In the faraway verdant landscape of Easter Island, isolated in the Pacific Ocean, lives a rare type of bacteria that could be the key to curing a host of debilitating illnesses. Rapamycin, named for what the indigenous call the island it is found on — Rapa Nui — is used to produce an antibiotic named sirolimus, commonly used to treat organ rejection in transplant patients.
Now, researchers from an Italian medical team have proven that sirolimus can treat cavernous cerebral malformations and potentially several other conditions, reports Italian daily La Stampa.
Cavernous malformations are groups of small capillaries that are prone to leakage, and while the condition only affects 3 to 5 in 1,000 people in the world, and often does not cause symptoms, cerebral malformations can also lead to severe consequences — ranging from brain hemorrhages to epilepsy and loss of vision. Rapamycin acts on the disease by helping the body recover its capacity for autophagy, which is the process of degrading and destroying cellular components and waste to keep the body functioning normally.
CCM Italia, the medical network behind the project, published the study showing that sirolimus can stop the atrophy of autophagy and help the body recover its ability to eliminate unwanted material in its cells.

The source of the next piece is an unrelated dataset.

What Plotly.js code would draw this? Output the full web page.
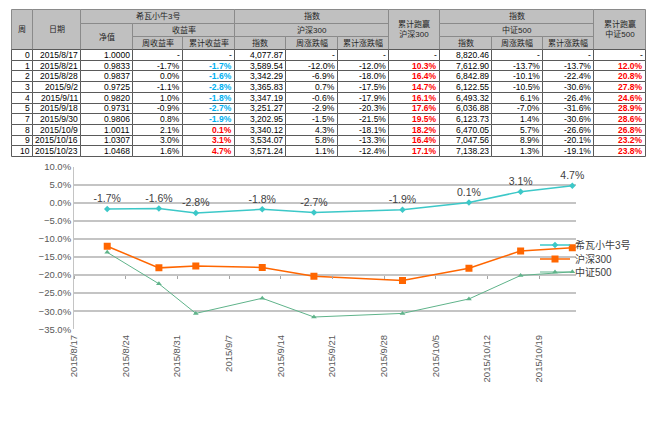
<!DOCTYPE html>
<html><head><meta charset="utf-8">
<script src="https://cdn.plot.ly/plotly-3.0.1.min.js"></script>
<style>html,body{margin:0;padding:0;background:#fff;}#chart{width:660px;height:424px;}</style>
</head><body><div id="chart"></div>
<script>
// ---------------- data ----------------
const weeks = [0, 1, 2, 3, 4, 5, 7, 8, 9, 10];
const dates = ['2015/8/17','2015/8/21','2015/8/28','2015/9/2','2015/9/11','2015/9/18','2015/9/30','2015/10/9','2015/10/16','2015/10/23'];
const nav = [1.0000, 0.9833, 0.9837, 0.9725, 0.9820, 0.9731, 0.9806, 1.0011, 1.0307, 1.0468];
const fundWeekly = [null, -1.7, 0.0, -1.1, 1.0, -0.9, 0.8, 2.1, 3.0, 1.6];
const fundCum = [null, -1.7, -1.6, -2.8, -1.8, -2.7, -1.9, 0.1, 3.1, 4.7];
const hs300Index = [4077.87, 3589.54, 3342.29, 3365.83, 3347.19, 3251.27, 3202.95, 3340.12, 3534.07, 3571.24];
const hs300Weekly = [null, -12.0, -6.9, 0.7, -0.6, -2.9, -1.5, 4.3, 5.8, 1.1];
const hs300Cum = [null, -12.0, -18.0, -17.5, -17.9, -20.3, -21.5, -18.1, -13.3, -12.4];
const excess300 = [null, 10.3, 16.4, 14.7, 16.1, 17.6, 19.5, 18.2, 16.4, 17.1];
const zz500Index = [8820.46, 7612.90, 6842.89, 6122.55, 6493.32, 6036.88, 6123.73, 6470.05, 7047.56, 7138.23];
const zz500Weekly = [null, -13.7, -10.1, -10.5, 6.1, -7.0, 1.4, 5.7, 8.9, 1.3];
const zz500Cum = [null, -13.7, -22.4, -30.6, -26.4, -31.6, -30.6, -26.6, -20.1, -19.1];
const excess500 = [null, 12.0, 20.8, 27.8, 24.6, 28.9, 28.6, 26.8, 23.2, 23.8];

const seriesNames = ['希瓦小牛3号', '沪深300', '中证500'];
const headerLabels = {
  week: '周', date: '日期', fund: '希瓦小牛3号', nav: '净值', ret: '收益率',
  weekRet: '周收益率', cumRet: '累计收益率', index: '指数', hs300: '沪深300', zz500: '中证500',
  weekChg: '周涨跌幅', cumChg: '累计涨跌幅', beat300: '累计跑赢<br>沪深300', beat500: '累计跑赢<br>中证500'
};

// ---------------- layout constants ----------------
const W = 660, H = 424;
const colEdges = [11, 32, 80, 132, 182, 234, 285, 337, 388, 439, 491, 542, 593, 645];
const headEdges = [9, 23, 36, 49];
const bodyTop = 49, rowH = 10.7;
const px = x => x / W;
const py = y => 1 - y / H;
const TFONT = '"Liberation Sans", "Noto Sans CJK SC", sans-serif';
const CFONT = '"Liberation Sans", "Noto Sans CJK SC", sans-serif';

const fmtPct = v => v == null ? '-' : v.toFixed(1) + '%';
const fmtIdx = v => v.toLocaleString('en-US', {minimumFractionDigits: 2, maximumFractionDigits: 2});

const RED = '#ff0000', BLUE = '#00b0f0', BLACK = '#000000';
const columns = [
  {vals: weeks.map(String)},
  {vals: dates},
  {vals: nav.map(v => v.toFixed(4))},
  {vals: fundWeekly.map(fmtPct)},
  {vals: fundCum.map(fmtPct), color: fundCum.map(v => v == null ? BLACK : (v < 0 ? BLUE : RED)), bold: fundCum.map(v => v != null)},
  {vals: hs300Index.map(fmtIdx)},
  {vals: hs300Weekly.map(fmtPct)},
  {vals: hs300Cum.map(fmtPct)},
  {vals: excess300.map(fmtPct), color: excess300.map(v => v == null ? BLACK : RED), bold: excess300.map(v => v != null)},
  {vals: zz500Index.map(fmtIdx)},
  {vals: zz500Weekly.map(fmtPct)},
  {vals: zz500Cum.map(fmtPct)},
  {vals: excess500.map(fmtPct), color: excess500.map(v => v == null ? BLACK : RED), bold: excess500.map(v => v != null)}
];

// header cells: [col0, col1, row0, row1, label]
const headerCells = [
  [0, 0, 0, 2, headerLabels.week], [1, 1, 0, 2, headerLabels.date],
  [2, 4, 0, 0, headerLabels.fund], [2, 2, 1, 2, headerLabels.nav], [3, 4, 1, 1, headerLabels.ret],
  [3, 3, 2, 2, headerLabels.weekRet], [4, 4, 2, 2, headerLabels.cumRet],
  [5, 7, 0, 0, headerLabels.index], [5, 7, 1, 1, headerLabels.hs300],
  [5, 5, 2, 2, headerLabels.index], [6, 6, 2, 2, headerLabels.weekChg], [7, 7, 2, 2, headerLabels.cumChg],
  [8, 8, 0, 2, headerLabels.beat300],
  [9, 11, 0, 0, headerLabels.index], [9, 11, 1, 1, headerLabels.zz500],
  [9, 9, 2, 2, headerLabels.index], [10, 10, 2, 2, headerLabels.weekChg], [11, 11, 2, 2, headerLabels.cumChg],
  [12, 12, 0, 2, headerLabels.beat500]
];

const shapes = [], annotations = [];
headerCells.forEach(([c0, c1, r0, r1, label]) => {
  shapes.push({type: 'rect', xref: 'paper', yref: 'paper',
    x0: px(colEdges[c0] + 0.5), x1: px(colEdges[c1 + 1] + 0.5), y0: py(headEdges[r0] + 0.5), y1: py(headEdges[r1 + 1] + 0.5),
    fillcolor: '#c0c0c0', line: {color: '#8a8a8a', width: 1}});
  annotations.push({xref: 'paper', yref: 'paper', showarrow: false,
    x: px((colEdges[c0] + colEdges[c1 + 1]) / 2 + 0.5), y: py((headEdges[r0] + headEdges[r1 + 1]) / 2 + 0.5),
    xanchor: 'center', yanchor: 'middle', text: label, borderpad: 0,
    font: {family: TFONT, size: 8, color: '#262626'}});
});
columns.forEach((col, c) => {
  col.vals.forEach((v, r) => {
    const yTop = bodyTop + rowH * r;
    shapes.push({type: 'rect', xref: 'paper', yref: 'paper',
      x0: px(colEdges[c] + 0.5), x1: px(colEdges[c + 1] + 0.5), y0: py(Math.round(yTop) + 0.5), y1: py(Math.round(yTop + rowH) + 0.5),
      fillcolor: '#ffffff', line: {color: '#5a5a5a', width: 1}});
    const bold = col.bold && col.bold[r];
    annotations.push({xref: 'paper', yref: 'paper', showarrow: false,
      x: px(colEdges[c + 1] - 1.5), y: py(yTop + rowH / 2 + 0.5), xanchor: 'right', yanchor: 'middle',
      text: bold ? '<b>' + v + '</b>' : v, borderpad: 0,
      font: {family: TFONT, size: 8.5, color: col.color ? col.color[r] : BLACK}});
  });
});

// ---------------- chart ----------------
const toIsoMid = d => { const [y, m, dd] = d.split('/'); return `${y}-${m.padStart(2, '0')}-${dd.padStart(2, '0')} 12:00`; };
const chartX = dates.slice(1).map(toIsoMid);

const yDomain = [py(329.3), py(166.7)];
const yRange = [-35, 10];
const xAxisAt = -20;
const xAxisPos = yDomain[0] + (yDomain[1] - yDomain[0]) * (xAxisAt - yRange[0]) / (yRange[1] - yRange[0]);

const traces = [
  {x: chartX, y: fundCum.slice(1), name: seriesNames[0], type: 'scatter', mode: 'lines+markers+text',
   text: fundCum.slice(1).map(fmtPct), textposition: 'top center', cliponaxis: false,
   textfont: {family: CFONT, size: 10.5, color: '#404040'},
   line: {color: '#3cc8c8', width: 1.5}, marker: {symbol: 'diamond', size: 5, color: '#3cc8c8'}, legend: 'legend'},
  {x: chartX, y: hs300Cum.slice(1), name: seriesNames[1], type: 'scatter', mode: 'lines+markers',
   line: {color: '#ff6600', width: 1.5}, marker: {symbol: 'square', size: 7, color: '#ff6600'}, legend: 'legend2'},
  {x: chartX, y: zz500Cum.slice(1), name: seriesNames[2], type: 'scatter', mode: 'lines+markers',
   line: {color: '#5fb38a', width: 1}, marker: {symbol: 'triangle-up', size: 5, color: '#5fb38a'}, legend: 'legend3'}
];

const legendBase = {x: px(535), xanchor: 'left', yanchor: 'middle', bgcolor: 'rgba(0,0,0,0)', borderwidth: 0,
  font: {family: CFONT, size: 10, color: '#404040'}};

const layout = {
  width: W, height: H, margin: {l: 0, r: 0, t: 0, b: 0, pad: 0},
  paper_bgcolor: '#ffffff', plot_bgcolor: '#ffffff',
  showlegend: true,
  legend: Object.assign({}, legendBase, {y: py(245)}),
  legend2: Object.assign({}, legendBase, {y: py(259)}),
  legend3: Object.assign({}, legendBase, {y: py(272)}),
  xaxis: {type: 'date', domain: [px(74), px(576)], range: ['2015-08-17', '2015-10-24'],
    tick0: '2015-08-17', dtick: 7 * 86400000, tickformat: '%Y/%-m/%-d', tickangle: -90,
    anchor: 'free', position: xAxisPos, ticks: 'outside', ticklen: 3, tickcolor: '#a6a6a6', tickwidth: 1,
    showline: false, showgrid: false, zeroline: false, ticklabelstandoff: 52,
    tickfont: {family: CFONT, size: 9.5, color: '#595959'}, fixedrange: true},
  yaxis: {domain: yDomain, range: yRange, dtick: 5, tick0: 0, tickformat: '.1f', ticksuffix: '%',
    showgrid: true, gridcolor: '#c4c4c4', gridwidth: 1.5, showline: true, linecolor: '#c4c4c4', linewidth: 1,
    zeroline: false, ticks: '', tickfont: {family: CFONT, size: 9.5, color: '#595959'}, fixedrange: true},
  shapes: shapes,
  annotations: annotations
};

Plotly.newPlot('chart', traces, layout, {displayModeBar: false, staticPlot: true});
</script>
</body></html>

“This opens the path to potentially cheap and rapid therapeutic cures for the treatment of cavernous cerebral malformations,” Saverio Marchi, a researcher at the University of Ferrara, and author of the study told La Stampa. “It’s also being used in clinical trials for the treatment of complex vascular anomalies in children.”
Easter Island is often identified with its mysterious Moai statues and its ancient culture, rather than any medicinal breakthrough. It seems the small Pacific island has given the world yet another hard-to-explain wonder, this time in the form of life-saving bacteria.